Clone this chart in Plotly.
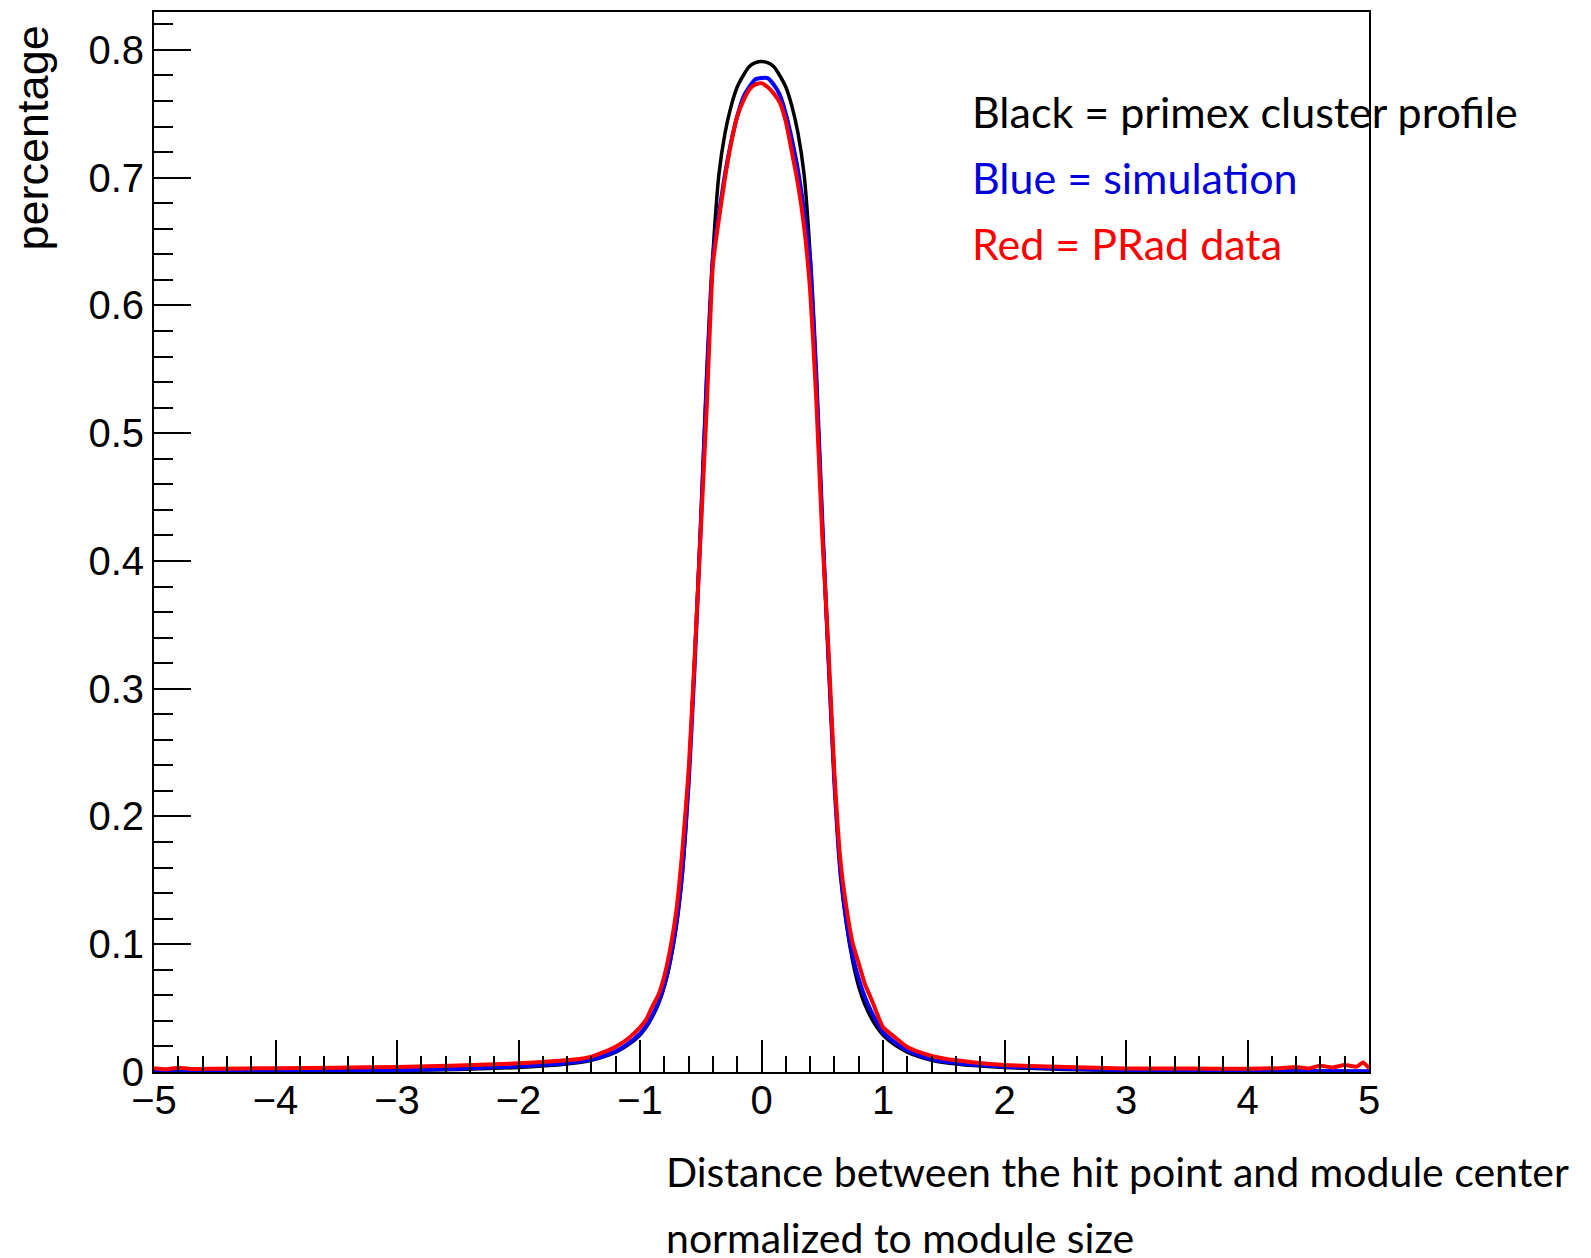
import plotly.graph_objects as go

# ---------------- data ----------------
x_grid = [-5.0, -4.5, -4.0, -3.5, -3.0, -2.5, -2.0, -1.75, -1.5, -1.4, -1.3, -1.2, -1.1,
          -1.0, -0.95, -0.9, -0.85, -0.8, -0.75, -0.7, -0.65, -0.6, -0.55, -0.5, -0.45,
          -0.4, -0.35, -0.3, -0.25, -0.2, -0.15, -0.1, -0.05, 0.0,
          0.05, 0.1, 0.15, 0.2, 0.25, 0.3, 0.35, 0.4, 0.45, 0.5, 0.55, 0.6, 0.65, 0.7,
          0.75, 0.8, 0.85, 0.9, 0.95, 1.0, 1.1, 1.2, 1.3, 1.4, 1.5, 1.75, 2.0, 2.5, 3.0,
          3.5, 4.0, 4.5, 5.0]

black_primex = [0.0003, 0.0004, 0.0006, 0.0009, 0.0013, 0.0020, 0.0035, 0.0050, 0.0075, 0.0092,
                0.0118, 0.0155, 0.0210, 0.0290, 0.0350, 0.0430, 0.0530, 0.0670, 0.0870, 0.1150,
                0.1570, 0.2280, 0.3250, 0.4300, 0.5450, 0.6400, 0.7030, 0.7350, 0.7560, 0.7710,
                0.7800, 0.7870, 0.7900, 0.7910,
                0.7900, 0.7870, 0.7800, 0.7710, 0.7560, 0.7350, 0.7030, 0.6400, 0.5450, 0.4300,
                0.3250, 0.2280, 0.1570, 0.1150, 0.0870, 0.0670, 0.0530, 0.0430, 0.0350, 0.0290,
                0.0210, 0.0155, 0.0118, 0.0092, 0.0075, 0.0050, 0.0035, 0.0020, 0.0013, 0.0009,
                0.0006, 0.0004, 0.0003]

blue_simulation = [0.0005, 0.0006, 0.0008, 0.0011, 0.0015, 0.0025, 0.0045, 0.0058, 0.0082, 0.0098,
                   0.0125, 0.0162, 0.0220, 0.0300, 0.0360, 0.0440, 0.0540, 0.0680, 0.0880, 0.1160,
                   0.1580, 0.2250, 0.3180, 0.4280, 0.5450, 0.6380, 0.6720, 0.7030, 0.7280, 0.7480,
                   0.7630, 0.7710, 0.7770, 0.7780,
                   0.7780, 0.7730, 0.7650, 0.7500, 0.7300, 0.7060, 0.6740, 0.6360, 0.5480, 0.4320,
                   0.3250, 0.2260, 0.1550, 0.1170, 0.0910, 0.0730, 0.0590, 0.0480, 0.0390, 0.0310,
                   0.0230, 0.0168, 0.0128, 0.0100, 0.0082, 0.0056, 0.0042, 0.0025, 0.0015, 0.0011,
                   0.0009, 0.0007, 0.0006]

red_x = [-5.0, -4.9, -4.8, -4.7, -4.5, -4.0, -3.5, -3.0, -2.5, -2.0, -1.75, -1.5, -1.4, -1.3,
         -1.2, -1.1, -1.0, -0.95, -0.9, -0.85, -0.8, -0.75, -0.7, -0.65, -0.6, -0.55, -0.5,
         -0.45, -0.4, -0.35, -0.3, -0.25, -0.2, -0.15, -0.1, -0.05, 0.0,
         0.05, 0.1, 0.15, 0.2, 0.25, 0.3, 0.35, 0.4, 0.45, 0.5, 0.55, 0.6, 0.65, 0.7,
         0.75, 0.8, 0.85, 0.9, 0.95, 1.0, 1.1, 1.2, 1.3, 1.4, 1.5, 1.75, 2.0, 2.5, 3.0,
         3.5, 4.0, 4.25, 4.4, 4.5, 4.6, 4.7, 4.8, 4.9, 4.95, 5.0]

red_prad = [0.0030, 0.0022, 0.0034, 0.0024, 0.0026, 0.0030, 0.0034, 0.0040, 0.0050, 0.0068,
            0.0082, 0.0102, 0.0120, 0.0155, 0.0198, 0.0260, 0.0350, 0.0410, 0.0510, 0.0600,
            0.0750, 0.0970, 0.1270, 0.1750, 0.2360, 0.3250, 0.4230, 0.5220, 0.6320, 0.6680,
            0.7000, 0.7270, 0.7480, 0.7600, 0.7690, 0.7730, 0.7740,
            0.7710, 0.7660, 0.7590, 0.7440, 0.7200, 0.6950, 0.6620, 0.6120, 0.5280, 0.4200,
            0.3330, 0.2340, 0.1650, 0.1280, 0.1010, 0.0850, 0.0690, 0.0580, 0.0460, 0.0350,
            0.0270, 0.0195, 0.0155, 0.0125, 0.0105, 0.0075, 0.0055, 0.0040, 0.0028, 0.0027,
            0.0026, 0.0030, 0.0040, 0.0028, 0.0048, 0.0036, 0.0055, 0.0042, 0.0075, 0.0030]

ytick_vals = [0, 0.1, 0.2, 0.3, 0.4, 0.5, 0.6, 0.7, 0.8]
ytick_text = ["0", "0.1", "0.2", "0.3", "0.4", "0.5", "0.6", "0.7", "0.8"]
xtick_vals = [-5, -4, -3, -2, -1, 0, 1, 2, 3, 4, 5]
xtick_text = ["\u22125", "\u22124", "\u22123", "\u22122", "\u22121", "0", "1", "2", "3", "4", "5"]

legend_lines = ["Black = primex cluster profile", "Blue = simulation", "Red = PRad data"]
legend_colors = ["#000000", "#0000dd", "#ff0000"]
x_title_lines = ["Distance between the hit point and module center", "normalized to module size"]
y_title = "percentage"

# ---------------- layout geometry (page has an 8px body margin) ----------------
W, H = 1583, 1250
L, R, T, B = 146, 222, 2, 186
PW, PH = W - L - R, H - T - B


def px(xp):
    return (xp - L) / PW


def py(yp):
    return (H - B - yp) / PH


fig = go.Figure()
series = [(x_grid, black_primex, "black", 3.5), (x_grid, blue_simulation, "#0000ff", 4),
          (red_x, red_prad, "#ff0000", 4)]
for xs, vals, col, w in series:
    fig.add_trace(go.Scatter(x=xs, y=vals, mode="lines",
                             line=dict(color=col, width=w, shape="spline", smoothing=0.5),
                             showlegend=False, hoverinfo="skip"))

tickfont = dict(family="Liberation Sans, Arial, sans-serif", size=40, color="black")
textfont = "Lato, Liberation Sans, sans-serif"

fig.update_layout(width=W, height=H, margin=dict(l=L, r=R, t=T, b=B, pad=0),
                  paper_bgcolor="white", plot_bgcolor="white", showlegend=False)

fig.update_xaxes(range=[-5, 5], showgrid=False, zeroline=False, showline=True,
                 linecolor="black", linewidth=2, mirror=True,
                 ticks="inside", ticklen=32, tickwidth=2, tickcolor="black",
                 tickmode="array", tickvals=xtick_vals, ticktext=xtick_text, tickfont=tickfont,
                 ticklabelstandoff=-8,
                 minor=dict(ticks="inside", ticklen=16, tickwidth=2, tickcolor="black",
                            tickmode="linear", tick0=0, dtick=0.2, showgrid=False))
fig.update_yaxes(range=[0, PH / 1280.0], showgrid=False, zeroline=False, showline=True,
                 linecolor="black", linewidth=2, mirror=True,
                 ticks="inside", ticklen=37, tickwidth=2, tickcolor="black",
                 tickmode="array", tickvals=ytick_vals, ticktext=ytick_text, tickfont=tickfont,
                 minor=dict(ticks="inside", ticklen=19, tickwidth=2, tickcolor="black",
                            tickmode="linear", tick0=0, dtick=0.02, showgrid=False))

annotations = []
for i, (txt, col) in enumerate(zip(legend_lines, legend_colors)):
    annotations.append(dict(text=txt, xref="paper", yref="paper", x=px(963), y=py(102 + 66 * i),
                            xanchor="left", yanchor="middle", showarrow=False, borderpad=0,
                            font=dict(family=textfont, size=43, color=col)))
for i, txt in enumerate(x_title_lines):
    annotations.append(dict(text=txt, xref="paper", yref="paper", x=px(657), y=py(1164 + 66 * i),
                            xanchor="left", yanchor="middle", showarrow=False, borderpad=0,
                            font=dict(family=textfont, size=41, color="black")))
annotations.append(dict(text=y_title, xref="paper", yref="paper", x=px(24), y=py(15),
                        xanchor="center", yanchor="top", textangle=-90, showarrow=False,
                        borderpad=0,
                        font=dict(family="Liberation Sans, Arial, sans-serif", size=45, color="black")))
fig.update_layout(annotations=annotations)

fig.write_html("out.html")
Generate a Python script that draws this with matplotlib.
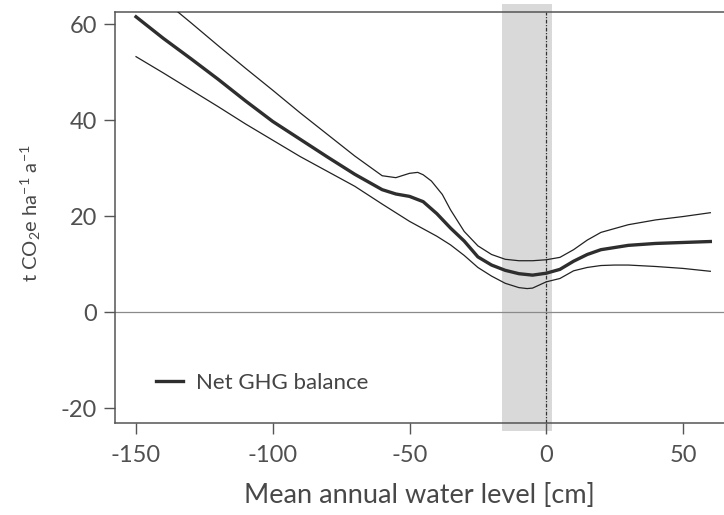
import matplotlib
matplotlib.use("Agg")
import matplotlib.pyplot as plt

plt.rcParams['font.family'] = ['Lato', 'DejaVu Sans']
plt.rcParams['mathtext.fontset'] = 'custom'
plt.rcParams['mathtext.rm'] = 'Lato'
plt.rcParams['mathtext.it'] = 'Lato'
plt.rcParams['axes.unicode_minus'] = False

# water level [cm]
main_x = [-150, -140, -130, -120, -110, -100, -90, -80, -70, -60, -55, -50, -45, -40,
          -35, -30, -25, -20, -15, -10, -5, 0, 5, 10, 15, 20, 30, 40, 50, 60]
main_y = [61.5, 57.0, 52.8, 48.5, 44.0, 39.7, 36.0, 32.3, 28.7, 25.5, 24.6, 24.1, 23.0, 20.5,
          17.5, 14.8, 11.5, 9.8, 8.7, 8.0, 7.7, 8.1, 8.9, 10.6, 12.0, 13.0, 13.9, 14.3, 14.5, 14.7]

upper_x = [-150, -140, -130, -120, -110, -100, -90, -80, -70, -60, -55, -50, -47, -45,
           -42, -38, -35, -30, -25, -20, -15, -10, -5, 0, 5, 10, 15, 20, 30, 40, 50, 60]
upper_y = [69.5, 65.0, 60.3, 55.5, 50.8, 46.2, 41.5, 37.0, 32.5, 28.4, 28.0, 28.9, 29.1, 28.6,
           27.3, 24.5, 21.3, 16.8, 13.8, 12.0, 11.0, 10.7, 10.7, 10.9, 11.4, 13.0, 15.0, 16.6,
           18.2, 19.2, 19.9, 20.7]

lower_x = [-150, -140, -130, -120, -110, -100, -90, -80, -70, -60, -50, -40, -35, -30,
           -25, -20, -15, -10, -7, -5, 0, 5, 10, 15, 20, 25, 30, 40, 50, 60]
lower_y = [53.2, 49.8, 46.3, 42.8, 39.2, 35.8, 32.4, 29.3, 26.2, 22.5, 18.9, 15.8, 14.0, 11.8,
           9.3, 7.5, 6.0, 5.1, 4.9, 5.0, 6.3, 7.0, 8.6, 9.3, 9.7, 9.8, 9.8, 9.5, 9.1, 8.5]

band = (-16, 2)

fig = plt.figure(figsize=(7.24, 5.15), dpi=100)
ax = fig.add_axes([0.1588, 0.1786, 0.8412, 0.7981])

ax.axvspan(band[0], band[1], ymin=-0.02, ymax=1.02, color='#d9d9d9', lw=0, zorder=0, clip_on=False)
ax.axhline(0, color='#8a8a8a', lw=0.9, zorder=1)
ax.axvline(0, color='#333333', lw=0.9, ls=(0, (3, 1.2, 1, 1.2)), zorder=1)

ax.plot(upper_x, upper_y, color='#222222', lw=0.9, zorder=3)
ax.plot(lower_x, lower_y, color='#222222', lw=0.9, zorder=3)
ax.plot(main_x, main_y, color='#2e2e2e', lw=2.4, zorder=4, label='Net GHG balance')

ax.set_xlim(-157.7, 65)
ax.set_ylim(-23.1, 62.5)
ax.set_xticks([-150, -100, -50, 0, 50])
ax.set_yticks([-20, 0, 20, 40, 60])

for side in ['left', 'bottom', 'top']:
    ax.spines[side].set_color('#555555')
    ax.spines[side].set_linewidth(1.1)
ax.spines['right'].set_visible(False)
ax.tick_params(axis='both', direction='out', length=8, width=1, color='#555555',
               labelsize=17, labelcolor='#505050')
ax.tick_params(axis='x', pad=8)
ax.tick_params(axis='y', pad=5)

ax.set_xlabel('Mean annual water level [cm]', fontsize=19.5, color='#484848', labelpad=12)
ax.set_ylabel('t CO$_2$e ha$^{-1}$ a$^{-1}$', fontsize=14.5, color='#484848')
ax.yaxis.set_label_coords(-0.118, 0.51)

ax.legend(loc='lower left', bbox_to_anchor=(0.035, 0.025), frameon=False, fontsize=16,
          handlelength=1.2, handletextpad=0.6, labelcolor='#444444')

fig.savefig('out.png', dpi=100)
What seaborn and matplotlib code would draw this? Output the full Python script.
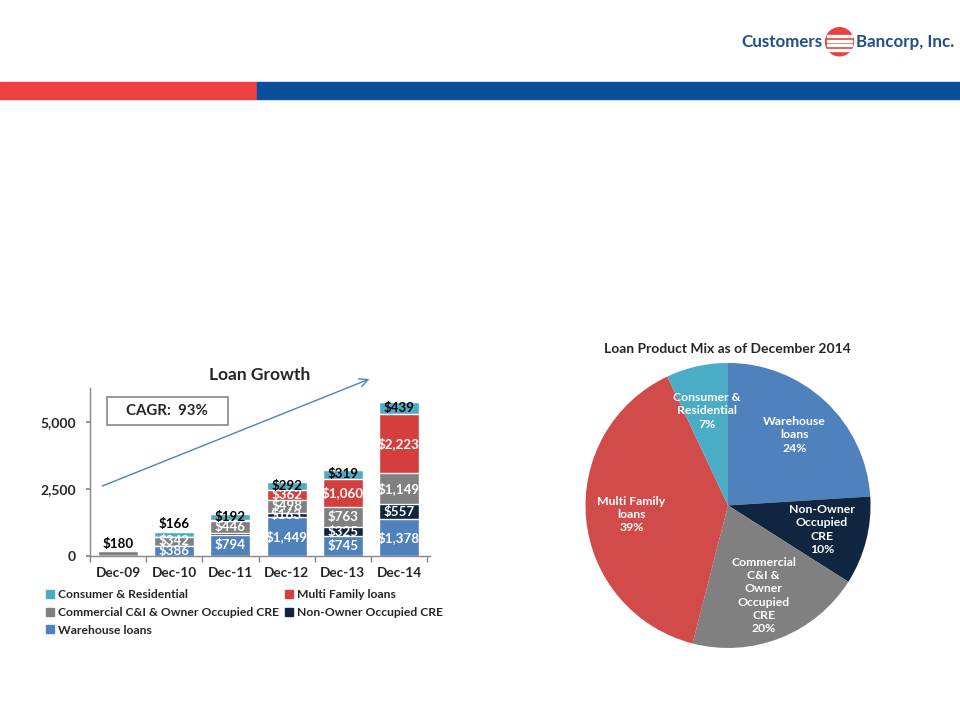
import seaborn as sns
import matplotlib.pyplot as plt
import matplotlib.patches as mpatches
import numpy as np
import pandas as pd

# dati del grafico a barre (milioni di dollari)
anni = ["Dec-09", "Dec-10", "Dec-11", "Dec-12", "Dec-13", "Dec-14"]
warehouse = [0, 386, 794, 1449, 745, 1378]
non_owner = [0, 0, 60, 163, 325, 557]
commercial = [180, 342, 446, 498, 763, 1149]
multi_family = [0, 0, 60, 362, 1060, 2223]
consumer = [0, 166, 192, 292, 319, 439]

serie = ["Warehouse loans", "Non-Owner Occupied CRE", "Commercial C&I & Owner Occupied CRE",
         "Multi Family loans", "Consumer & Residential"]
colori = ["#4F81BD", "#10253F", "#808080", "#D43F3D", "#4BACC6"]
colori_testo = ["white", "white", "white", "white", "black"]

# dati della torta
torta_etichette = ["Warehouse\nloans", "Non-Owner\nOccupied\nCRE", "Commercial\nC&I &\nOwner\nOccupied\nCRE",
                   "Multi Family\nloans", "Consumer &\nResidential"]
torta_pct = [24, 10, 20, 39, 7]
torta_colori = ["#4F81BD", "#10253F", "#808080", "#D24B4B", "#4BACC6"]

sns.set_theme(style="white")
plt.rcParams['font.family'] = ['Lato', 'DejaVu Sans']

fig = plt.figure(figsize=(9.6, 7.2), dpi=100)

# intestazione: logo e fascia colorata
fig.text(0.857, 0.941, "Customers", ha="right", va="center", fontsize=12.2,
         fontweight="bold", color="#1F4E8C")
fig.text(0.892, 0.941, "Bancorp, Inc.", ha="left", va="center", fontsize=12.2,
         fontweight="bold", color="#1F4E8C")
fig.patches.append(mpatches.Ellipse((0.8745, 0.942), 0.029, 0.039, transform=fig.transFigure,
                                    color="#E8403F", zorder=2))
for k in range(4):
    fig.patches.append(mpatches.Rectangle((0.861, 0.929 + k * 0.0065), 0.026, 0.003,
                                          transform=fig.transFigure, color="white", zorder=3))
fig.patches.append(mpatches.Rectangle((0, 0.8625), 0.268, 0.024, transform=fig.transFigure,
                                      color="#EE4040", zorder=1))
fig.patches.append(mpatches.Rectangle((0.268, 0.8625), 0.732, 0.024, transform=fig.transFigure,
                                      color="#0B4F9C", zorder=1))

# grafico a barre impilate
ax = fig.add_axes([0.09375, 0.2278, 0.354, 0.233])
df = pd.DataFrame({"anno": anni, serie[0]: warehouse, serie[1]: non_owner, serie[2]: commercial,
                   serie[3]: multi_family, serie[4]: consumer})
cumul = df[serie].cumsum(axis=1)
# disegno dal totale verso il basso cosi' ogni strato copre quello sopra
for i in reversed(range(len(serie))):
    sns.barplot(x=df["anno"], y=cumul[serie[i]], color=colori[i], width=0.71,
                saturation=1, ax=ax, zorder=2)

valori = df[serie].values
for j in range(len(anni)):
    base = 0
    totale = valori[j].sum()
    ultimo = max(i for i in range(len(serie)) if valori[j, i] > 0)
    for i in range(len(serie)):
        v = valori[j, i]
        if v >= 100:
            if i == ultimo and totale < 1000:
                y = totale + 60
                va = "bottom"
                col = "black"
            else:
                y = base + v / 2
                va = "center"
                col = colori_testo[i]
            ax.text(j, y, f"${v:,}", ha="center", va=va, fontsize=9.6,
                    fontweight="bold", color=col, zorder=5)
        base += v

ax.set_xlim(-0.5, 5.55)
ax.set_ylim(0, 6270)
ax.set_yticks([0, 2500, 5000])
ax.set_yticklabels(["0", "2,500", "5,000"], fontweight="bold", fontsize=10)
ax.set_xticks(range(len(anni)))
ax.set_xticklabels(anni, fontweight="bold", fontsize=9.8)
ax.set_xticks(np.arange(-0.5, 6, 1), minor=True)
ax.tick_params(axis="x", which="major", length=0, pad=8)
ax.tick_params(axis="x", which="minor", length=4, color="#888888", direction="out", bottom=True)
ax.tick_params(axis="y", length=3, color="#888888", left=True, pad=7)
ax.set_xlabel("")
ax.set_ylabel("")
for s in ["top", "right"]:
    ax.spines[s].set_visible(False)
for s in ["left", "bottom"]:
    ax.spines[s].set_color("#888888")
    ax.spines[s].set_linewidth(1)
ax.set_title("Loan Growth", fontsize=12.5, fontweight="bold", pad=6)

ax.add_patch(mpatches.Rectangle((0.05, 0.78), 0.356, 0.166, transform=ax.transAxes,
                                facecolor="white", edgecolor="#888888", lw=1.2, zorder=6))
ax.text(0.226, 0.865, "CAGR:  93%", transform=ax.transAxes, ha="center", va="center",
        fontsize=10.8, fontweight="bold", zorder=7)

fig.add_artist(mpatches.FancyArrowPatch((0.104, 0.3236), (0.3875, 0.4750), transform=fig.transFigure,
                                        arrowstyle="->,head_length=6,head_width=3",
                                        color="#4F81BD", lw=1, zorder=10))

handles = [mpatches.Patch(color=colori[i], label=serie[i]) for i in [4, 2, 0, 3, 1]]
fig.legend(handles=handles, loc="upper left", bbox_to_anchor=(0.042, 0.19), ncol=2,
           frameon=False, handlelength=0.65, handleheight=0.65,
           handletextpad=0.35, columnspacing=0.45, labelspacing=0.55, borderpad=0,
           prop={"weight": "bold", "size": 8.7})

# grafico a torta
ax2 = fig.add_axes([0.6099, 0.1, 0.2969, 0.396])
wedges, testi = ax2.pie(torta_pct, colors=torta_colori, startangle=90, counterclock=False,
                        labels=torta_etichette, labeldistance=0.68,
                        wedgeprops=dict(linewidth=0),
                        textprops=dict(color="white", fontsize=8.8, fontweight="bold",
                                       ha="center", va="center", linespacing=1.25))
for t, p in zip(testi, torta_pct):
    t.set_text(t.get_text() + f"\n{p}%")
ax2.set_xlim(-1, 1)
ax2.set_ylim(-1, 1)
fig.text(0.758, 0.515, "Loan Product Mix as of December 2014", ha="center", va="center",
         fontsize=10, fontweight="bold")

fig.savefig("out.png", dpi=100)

◆ **STATED GOAL**
Leave out every picture, then retype exactly the lines from the one containing "What seaborn and" through the one containing "import pandas as pd".

◆ **FINAL ANSWER**
What seaborn and matplotlib code would draw this? Output the full Python script.
import seaborn as sns
import matplotlib.pyplot as plt
import matplotlib.patches as mpatches
import numpy as np
import pandas as pd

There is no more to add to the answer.